Credit card fraud detection → banks such as Visa/Mastercard already used simple neural networks and logistic regression.
Falcon Fraud Manager from HNC Software (launched in 1993), used by Visa and Mastercard → it analysed transactions in real time with a neural network to detect anomalies.
Our First Use Case of ML: Car Price prediction
You want to sell your car but you don’t know which price is the best: you have to evaluate the market before.
What’s better than ML for helping you?
In the same way as an expert who would help you to evaluate the price of your car because he has knowledge of the market, ML will allow with the data of your car to bring out patterns and play the role of the expert by giving a price based on other cars that it has stored in memory.
For this to be possible, it is necessary to give to an ML model the characteristics of different cars, and the price of each so that it can determine a link between the two: the more it will see and the more it will train with.
When it will have seen enough cars, it will know approximately what price to give to it according to its characteristics.
In ML language, the characteristics of the car are features, the price of the car is the target and each car present in the tabular data (the dataset) is an instance.
For each new instance with these features, the trained model will be able to give a prediction of the price.
For our use case, we can therefore propose on a website dedicated to car sales a correct price for which their car will be able to sell at a price that both they and the buyer will find acceptable.
What must be retained in general: ML is capable of extracting patterns coming from the data and the chosen ML model encapsulates these patterns through the training of different instances.
Comparison between ML & Python class objects :
Tabular data in ML:
Each row is an instance.
Its characteristics are features and can be put under a matrix form.
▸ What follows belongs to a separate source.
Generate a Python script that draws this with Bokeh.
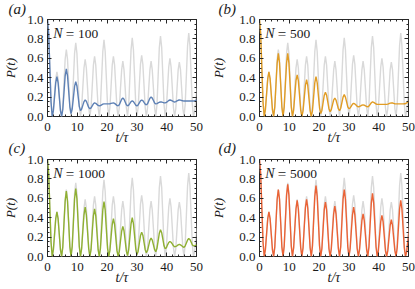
import math
from bokeh.plotting import figure
from bokeh.layouts import column, row
from bokeh.models import Label, LinearAxis, Range1d, FixedTicker, NumeralTickFormatter, Title
from bokeh.embed import file_html
from bokeh.resources import INLINE

# ---------------- data ----------------
t = [0, 0.395, 0.79, 1.185, 1.58, 1.975, 2.37, 2.765,
     3.16, 3.555, 3.95, 4.345, 4.74, 5.135, 5.53, 5.925,
     6.32, 6.715, 7.11, 7.505, 7.9, 8.295, 8.69, 9.085,
     9.48, 9.875, 10.27, 10.665, 11.06, 11.455, 11.85, 12.245,
     12.64, 13.035, 13.43, 13.825, 14.22, 14.615, 15.01, 15.405,
     15.8, 16.195, 16.59, 16.985, 17.38, 17.775, 18.17, 18.565,
     18.96, 19.355, 19.75, 20.145, 20.54, 20.935, 21.33, 21.725,
     22.12, 22.515, 22.91, 23.305, 23.7, 24.095, 24.49, 24.885,
     25.28, 25.675, 26.07, 26.465, 26.86, 27.255, 27.65, 28.045,
     28.44, 28.835, 29.23, 29.625, 30.02, 30.415, 30.81, 31.205,
     31.6, 31.995, 32.39, 32.785, 33.18, 33.575, 33.97, 34.365,
     34.76, 35.155, 35.55, 35.945, 36.34, 36.735, 37.13, 37.525,
     37.92, 38.315, 38.71, 39.105, 39.5, 39.895, 40.29, 40.685,
     41.08, 41.475, 41.87, 42.265, 42.66, 43.055, 43.45, 43.845,
     44.24, 44.635, 45.03, 45.425, 45.82, 46.215, 46.61, 47.005,
     47.4, 47.795, 48.19, 48.585, 48.98, 49.375, 49.77, 50.165,
     50.56]

p_reference = [1.0, 0.85, 0.5, 0.15, 0, 0.07, 0.23, 0.39,
               0.46, 0.39, 0.23, 0.07, 0, 0.10, 0.35, 0.59,
               0.69, 0.59, 0.35, 0.10, 0, 0.11, 0.38, 0.65,
               0.76, 0.65, 0.38, 0.11, 0, 0.09, 0.30, 0.50,
               0.59, 0.50, 0.30, 0.09, 0, 0.09, 0.31, 0.53,
               0.62, 0.53, 0.31, 0.09, 0, 0.12, 0.40, 0.67,
               0.79, 0.67, 0.40, 0.12, 0, 0.09, 0.31, 0.53,
               0.62, 0.53, 0.31, 0.09, 0, 0.09, 0.29, 0.48,
               0.57, 0.48, 0.29, 0.09, 0, 0.12, 0.41, 0.69,
               0.81, 0.69, 0.41, 0.12, 0, 0.09, 0.32, 0.54,
               0.63, 0.54, 0.32, 0.09, 0, 0.09, 0.29, 0.48,
               0.57, 0.48, 0.29, 0.09, 0, 0.12, 0.42, 0.71,
               0.83, 0.71, 0.42, 0.12, 0, 0.09, 0.30, 0.51,
               0.60, 0.51, 0.30, 0.09, 0, 0.08, 0.28, 0.48,
               0.56, 0.48, 0.28, 0.08, 0, 0.13, 0.43, 0.73,
               0.86, 0.73, 0.43, 0.13, 0, 0.05, 0.17, 0.30,
               0.45]

p_n100 = [1.0, 0.85, 0.5, 0.15, 0, 0.06, 0.205, 0.35,
          0.41, 0.35, 0.205, 0.06, 0, 0.074, 0.245, 0.42,
          0.49, 0.42, 0.26, 0.10, 0.03, 0.08, 0.195, 0.31,
          0.36, 0.315, 0.21, 0.105, 0.06, 0.077, 0.115, 0.153,
          0.17, 0.157, 0.125, 0.094, 0.08, 0.089, 0.11, 0.131,
          0.14, 0.136, 0.125, 0.115, 0.11, 0.113, 0.12, 0.127,
          0.13, 0.13, 0.13, 0.13, 0.13, 0.132, 0.135, 0.138,
          0.14, 0.135, 0.125, 0.115, 0.11, 0.122, 0.15, 0.178,
          0.19, 0.178, 0.15, 0.122, 0.11, 0.118, 0.135, 0.153,
          0.16, 0.153, 0.135, 0.118, 0.11, 0.119, 0.14, 0.161,
          0.17, 0.163, 0.145, 0.128, 0.12, 0.132, 0.16, 0.188,
          0.20, 0.19, 0.165, 0.14, 0.13, 0.133, 0.14, 0.147,
          0.15, 0.149, 0.145, 0.142, 0.14, 0.145, 0.155, 0.165,
          0.17, 0.167, 0.16, 0.153, 0.15, 0.153, 0.16, 0.167,
          0.17, 0.169, 0.165, 0.162, 0.16, 0.16, 0.16, 0.16,
          0.16, 0.16, 0.16, 0.16, 0.16, 0.162, 0.165, 0.168,
          0.17]

p_n500 = [1.0, 0.85, 0.5, 0.15, 0, 0.07, 0.23, 0.39,
          0.46, 0.39, 0.23, 0.07, 0, 0.10, 0.33, 0.55,
          0.65, 0.55, 0.33, 0.10, 0, 0.10, 0.33, 0.55,
          0.65, 0.55, 0.33, 0.10, 0, 0.065, 0.22, 0.37,
          0.43, 0.37, 0.22, 0.065, 0, 0.057, 0.19, 0.32,
          0.38, 0.32, 0.19, 0.057, 0, 0.06, 0.205, 0.35,
          0.41, 0.35, 0.22, 0.09, 0.03, 0.063, 0.14, 0.217,
          0.25, 0.22, 0.15, 0.08, 0.05, 0.071, 0.12, 0.17,
          0.19, 0.17, 0.125, 0.08, 0.06, 0.085, 0.143, 0.20,
          0.225, 0.20, 0.15, 0.10, 0.08, 0.088, 0.108, 0.127,
          0.135, 0.13, 0.118, 0.105, 0.10, 0.103, 0.11, 0.117,
          0.12, 0.117, 0.11, 0.103, 0.10, 0.108, 0.125, 0.142,
          0.15, 0.146, 0.138, 0.129, 0.125, 0.125, 0.125, 0.125,
          0.125, 0.125, 0.125, 0.125, 0.125, 0.127, 0.133, 0.138,
          0.14, 0.139, 0.135, 0.132, 0.13, 0.13, 0.13, 0.13,
          0.13, 0.13, 0.13, 0.131, 0.132, 0.14, 0.15, 0.16,
          0.17]

p_n1000 = [1.0, 0.85, 0.5, 0.15, 0, 0.07, 0.23, 0.39,
           0.46, 0.39, 0.23, 0.07, 0, 0.10, 0.34, 0.57,
           0.675, 0.57, 0.34, 0.10, 0, 0.105, 0.35, 0.595,
           0.70, 0.595, 0.35, 0.105, 0, 0.08, 0.26, 0.43,
           0.51, 0.43, 0.26, 0.08, 0, 0.07, 0.25, 0.42,
           0.49, 0.42, 0.25, 0.07, 0, 0.085, 0.28, 0.48,
           0.565, 0.48, 0.28, 0.085, 0, 0.06, 0.20, 0.33,
           0.39, 0.33, 0.20, 0.06, 0.005, 0.05, 0.16, 0.26,
           0.31, 0.265, 0.16, 0.055, 0.01, 0.07, 0.205, 0.34,
           0.40, 0.34, 0.21, 0.077, 0.02, 0.055, 0.135, 0.215,
           0.25, 0.22, 0.145, 0.07, 0.04, 0.062, 0.115, 0.167,
           0.19, 0.17, 0.12, 0.07, 0.05, 0.084, 0.16, 0.24,
           0.275, 0.245, 0.18, 0.11, 0.08, 0.09, 0.12, 0.145,
           0.155, 0.147, 0.13, 0.11, 0.10, 0.104, 0.11, 0.12,
           0.125, 0.12, 0.11, 0.10, 0.095, 0.11, 0.14, 0.17,
           0.185, 0.175, 0.15, 0.12, 0.11, 0.11, 0.115, 0.12,
           0.12]

p_n5000 = [1.0, 0.85, 0.5, 0.15, 0, 0.07, 0.23, 0.39,
           0.46, 0.39, 0.23, 0.07, 0, 0.10, 0.35, 0.59,
           0.69, 0.59, 0.35, 0.10, 0, 0.11, 0.37, 0.63,
           0.745, 0.63, 0.37, 0.11, 0, 0.09, 0.29, 0.49,
           0.58, 0.49, 0.29, 0.09, 0, 0.09, 0.30, 0.50,
           0.59, 0.50, 0.30, 0.09, 0, 0.11, 0.37, 0.62,
           0.73, 0.62, 0.37, 0.11, 0, 0.08, 0.28, 0.48,
           0.56, 0.48, 0.28, 0.08, 0, 0.08, 0.26, 0.44,
           0.52, 0.44, 0.26, 0.08, 0, 0.10, 0.35, 0.59,
           0.69, 0.59, 0.35, 0.10, 0, 0.08, 0.26, 0.43,
           0.51, 0.43, 0.26, 0.08, 0, 0.07, 0.22, 0.37,
           0.44, 0.37, 0.22, 0.07, 0, 0.10, 0.33, 0.55,
           0.65, 0.55, 0.33, 0.10, 0, 0.06, 0.21, 0.36,
           0.425, 0.36, 0.21, 0.06, 0, 0.06, 0.19, 0.32,
           0.38, 0.32, 0.19, 0.06, 0, 0.09, 0.29, 0.49,
           0.58, 0.49, 0.29, 0.09, 0, 0.05, 0.15, 0.27,
           0.40]

panel_letters = ["(a)", "(b)", "(c)", "(d)"]
n_values = ["100", "500", "1000", "5000"]
x_ticks = [0, 10, 20, 30, 40, 50]
y_ticks = [0.0, 0.2, 0.4, 0.6, 0.8, 1.0]
x_title = "t/\u03c4"
y_title = "P(t)"

for s in (p_reference, p_n100, p_n500, p_n1000, p_n5000):
    assert len(s) == len(t), len(s)

# ---------------- style ----------------
SERIF = "Liberation Serif"
INK = "#1a1a1a"
FRAME = "#262626"
GRAY = "#d9d9d9"
COLORS = ["#5E81B5", "#E19C24", "#8FB032", "#EB6235"]

x_minor = [v for v in range(0, 51, 2)]
y_minor = [round(0.05 * i, 2) for i in range(21)]


def style_axis(ax, show, standoff):
    ax.axis_line_color = None
    ax.major_tick_in = 4
    ax.major_tick_out = 0
    ax.minor_tick_in = 2
    ax.minor_tick_out = 0
    ax.major_tick_line_color = FRAME
    ax.minor_tick_line_color = FRAME
    ax.major_label_text_font = SERIF
    ax.major_label_standoff = standoff
    if show:
        ax.major_label_text_font_size = "13px"
        ax.major_label_text_color = INK
    else:
        ax.major_label_text_font_size = "1px"
        ax.major_label_text_color = None


def lab(p, x, y, text, size, italic=False):
    p.add_layout(Label(x=x, y=y, x_units="screen", y_units="screen", text=text,
                       text_font=SERIF, text_font_size=size,
                       text_font_style="italic" if italic else "normal",
                       text_color=INK, text_align="left", text_baseline="alphabetic"))


def panel(values, color, letter, nval, width, height, mbl, mbr, mbt, mbb,
          letter_offset, letter_standoff, ylab_standoff, xlab_standoff, transparent):
    p = figure(width=width, height=height, x_range=Range1d(0, 50), y_range=Range1d(0, 1),
               output_backend="svg", toolbar_location=None,
               min_border_left=mbl, min_border_right=mbr,
               min_border_top=mbt, min_border_bottom=mbb)
    p.grid.visible = False
    p.outline_line_color = FRAME
    p.outline_line_width = 1
    p.background_fill_color = "white"
    p.border_fill_color = None if transparent else "white"

    xa, ya = p.xaxis[0], p.yaxis[0]
    xa.ticker = FixedTicker(ticks=x_ticks, minor_ticks=x_minor)
    ya.ticker = FixedTicker(ticks=y_ticks, minor_ticks=y_minor)
    ya.formatter = NumeralTickFormatter(format="0.0")
    style_axis(xa, True, 6)
    style_axis(ya, True, 4)
    for ax, std, size in ((xa, xlab_standoff, "14px"), (ya, ylab_standoff, "13px")):
        ax.axis_label_text_font = SERIF
        ax.axis_label_text_font_style = "italic"
        ax.axis_label_text_font_size = size
        ax.axis_label_text_color = INK
        ax.axis_label_standoff = std
    xa.axis_label = x_title
    ya.axis_label = y_title

    top = LinearAxis(ticker=FixedTicker(ticks=x_ticks, minor_ticks=x_minor))
    right = LinearAxis(ticker=FixedTicker(ticks=y_ticks, minor_ticks=y_minor))
    style_axis(top, False, 0)
    style_axis(right, False, 0)
    p.add_layout(top, "above")
    p.add_layout(right, "right")
    p.add_layout(Title(text=letter, align="left", offset=letter_offset,
                       standoff=letter_standoff, vertical_align="bottom",
                       text_font=SERIF, text_font_size="15px", text_font_style="italic",
                       text_color=INK), "above")

    p.line(t, p_reference, line_color=GRAY, line_width=1.4)
    p.line(t, values, line_color=color, line_width=1.4)

    fh = height - mbt - mbb
    lab(p, 5.7, fh - 14.3, "N", "14px", italic=True)
    lab(p, 18.3, fh - 14.3, "=", "15px")
    lab(p, 30.5, fh - 14.3, nval, "13.5px")
    return p


#              values   colour     letter            N            w    h   l   r   t   b  off  so  ylab xlab
pa = panel(p_n100, COLORS[0], panel_letters[0], n_values[0], 208, 157, 41, 12, 26, 34, -39, 6, 6, -4, False)
pb = panel(p_n500, COLORS[1], panel_letters[1], n_values[1], 207, 157, 45, 7, 26, 34, -41, 6, 10, -4, False)
pc = panel(p_n1000, COLORS[2], panel_letters[2], n_values[2], 208, 159, 41, 12, 29, 33, -39, 8, 6, -4, True)
pd = panel(p_n5000, COLORS[3], panel_letters[3], n_values[3], 207, 159, 45, 7, 29, 33, -41, 8, 10, -4, True)

row1 = row(pa, pb, spacing=0)
row2 = row(pc, pd, spacing=0)
row2.styles = {"margin-top": "-20px"}
layout = column(row1, row2, spacing=0)
layout.styles = {"margin-top": "-7px"}

open("out.html", "w").write(file_html(layout, INLINE))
In linear regression terms, features are explicative variables.
Python class objects:
class Car:
def __init__(self, year, make, mileage, fuel, price):
self.year = year
self.make = make
self.mileage = mileage
self.fuel = fuel
self.price = price
c1 = Car(1995, “GAZ”, 200000, 6.5, 15000)
c2 = Car(1980, “VAZ”, 100000, 7.8, 22000)To make the parallel with the features of the matrix and tabular data, here the characteristics are the attributes of the Car class.
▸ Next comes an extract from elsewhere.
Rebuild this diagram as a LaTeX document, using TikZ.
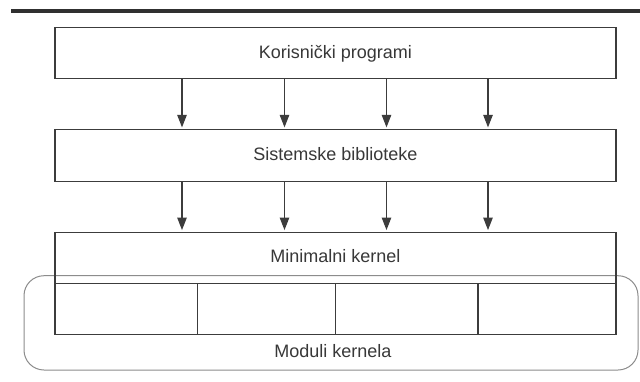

And c1 and c2 are also instances of the Car class and have arguments that differentiate them and occupy a different memory space.
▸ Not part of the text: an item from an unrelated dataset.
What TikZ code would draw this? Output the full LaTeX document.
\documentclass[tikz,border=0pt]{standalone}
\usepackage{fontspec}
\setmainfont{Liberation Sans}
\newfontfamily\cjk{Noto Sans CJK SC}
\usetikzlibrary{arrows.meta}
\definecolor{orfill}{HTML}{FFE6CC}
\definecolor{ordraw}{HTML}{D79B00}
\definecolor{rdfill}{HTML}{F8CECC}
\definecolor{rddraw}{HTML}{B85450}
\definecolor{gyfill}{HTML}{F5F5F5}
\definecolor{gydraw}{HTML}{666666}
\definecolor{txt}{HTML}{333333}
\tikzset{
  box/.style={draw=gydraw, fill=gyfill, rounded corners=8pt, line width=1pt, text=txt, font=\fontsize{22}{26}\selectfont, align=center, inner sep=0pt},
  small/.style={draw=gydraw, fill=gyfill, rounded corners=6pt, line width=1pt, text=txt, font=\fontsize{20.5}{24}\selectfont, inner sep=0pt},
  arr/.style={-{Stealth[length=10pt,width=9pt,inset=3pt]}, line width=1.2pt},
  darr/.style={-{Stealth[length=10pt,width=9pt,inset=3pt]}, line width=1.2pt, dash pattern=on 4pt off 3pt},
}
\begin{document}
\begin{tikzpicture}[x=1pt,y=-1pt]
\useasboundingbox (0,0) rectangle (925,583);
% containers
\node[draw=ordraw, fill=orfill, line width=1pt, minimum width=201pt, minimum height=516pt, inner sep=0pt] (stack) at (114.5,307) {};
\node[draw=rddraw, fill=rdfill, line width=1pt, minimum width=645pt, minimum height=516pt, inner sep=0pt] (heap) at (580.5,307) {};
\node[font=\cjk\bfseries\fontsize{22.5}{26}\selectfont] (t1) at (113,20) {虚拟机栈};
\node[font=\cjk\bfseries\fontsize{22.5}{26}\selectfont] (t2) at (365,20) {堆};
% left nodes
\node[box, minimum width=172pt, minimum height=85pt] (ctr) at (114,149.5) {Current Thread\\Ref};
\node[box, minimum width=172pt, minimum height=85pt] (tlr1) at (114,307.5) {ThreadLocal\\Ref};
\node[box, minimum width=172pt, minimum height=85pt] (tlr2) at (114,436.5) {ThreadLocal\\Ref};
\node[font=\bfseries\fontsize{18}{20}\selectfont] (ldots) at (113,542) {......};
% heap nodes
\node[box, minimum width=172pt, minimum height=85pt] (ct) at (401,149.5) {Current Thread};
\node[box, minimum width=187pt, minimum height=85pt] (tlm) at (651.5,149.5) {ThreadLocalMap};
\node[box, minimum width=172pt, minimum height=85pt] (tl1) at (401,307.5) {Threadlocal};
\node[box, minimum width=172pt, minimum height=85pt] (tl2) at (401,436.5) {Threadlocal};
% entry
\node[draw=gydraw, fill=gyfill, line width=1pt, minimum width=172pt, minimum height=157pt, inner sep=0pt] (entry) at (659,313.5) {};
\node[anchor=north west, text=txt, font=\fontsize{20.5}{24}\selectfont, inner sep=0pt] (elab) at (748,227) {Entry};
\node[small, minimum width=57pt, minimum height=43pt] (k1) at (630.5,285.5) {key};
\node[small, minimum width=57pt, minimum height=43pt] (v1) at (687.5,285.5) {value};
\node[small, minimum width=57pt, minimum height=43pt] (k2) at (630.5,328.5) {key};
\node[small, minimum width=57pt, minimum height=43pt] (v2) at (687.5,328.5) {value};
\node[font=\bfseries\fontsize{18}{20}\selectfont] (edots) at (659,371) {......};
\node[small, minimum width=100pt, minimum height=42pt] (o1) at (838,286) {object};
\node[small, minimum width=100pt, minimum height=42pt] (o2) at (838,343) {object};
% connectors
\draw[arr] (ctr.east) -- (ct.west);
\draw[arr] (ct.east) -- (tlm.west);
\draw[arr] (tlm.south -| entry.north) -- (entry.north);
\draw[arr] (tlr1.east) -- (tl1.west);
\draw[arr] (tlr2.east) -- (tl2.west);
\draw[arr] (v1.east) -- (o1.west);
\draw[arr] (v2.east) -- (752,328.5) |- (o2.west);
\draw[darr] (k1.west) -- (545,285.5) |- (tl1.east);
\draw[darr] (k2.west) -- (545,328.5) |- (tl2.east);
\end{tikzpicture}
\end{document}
Why ML spam-filters have replaced Rule-based systems?
For the rule-based system which is in fact a programme, the developer will notice that the spams have certain similar patterns such as:
words in the title
patterns in the sender’s name, the email’s body, and other parts of the email.
He will therefore write rules, always more rules as he receives emails.
The problem is that the spammers will adapt, seeing that their target is not reached, and change rules in their emails.
The programmer will therefore also act in reaction and write other rules and his programme will end up becoming unmaintainable and will above all become the slave for life of his rule-based system like Sisyphus pushing his rock in the underworld.
For ML spam filters you will be able to transform all the rules into a binary feature (True:False or 0/1). This is called one-hot encoding.
For each email we will be able to obtain a vector that defines it with binary features:
title length > 10? (True or False) (0/1)
body length > 10? (True or False) (0/1)
description contains “deposit”? (True or False) (0/1)
For example, an email that meets these three rules will have a vector [1,1,1] in a tabular dataset.
Then for all the emails we can build a dataset based on our features:
This can be:
conditions on the title, the body, the signature
words
combinations of words
a mixture of everything
For the target it will be quite simply whether the user pressed “SPAM” or not to determine this email (binary as well).
The model can be trained on all our email instances and the target.
With New instances , the model tempt to predict if it’s spam or not with a number between 0 and 1.
We define a threshold ≥ 0.5 to determine a spam email instance.
Conclusion :
It’s more practical, maintainable and more, it can be automated. You can gradually adapt your system too without more efforts.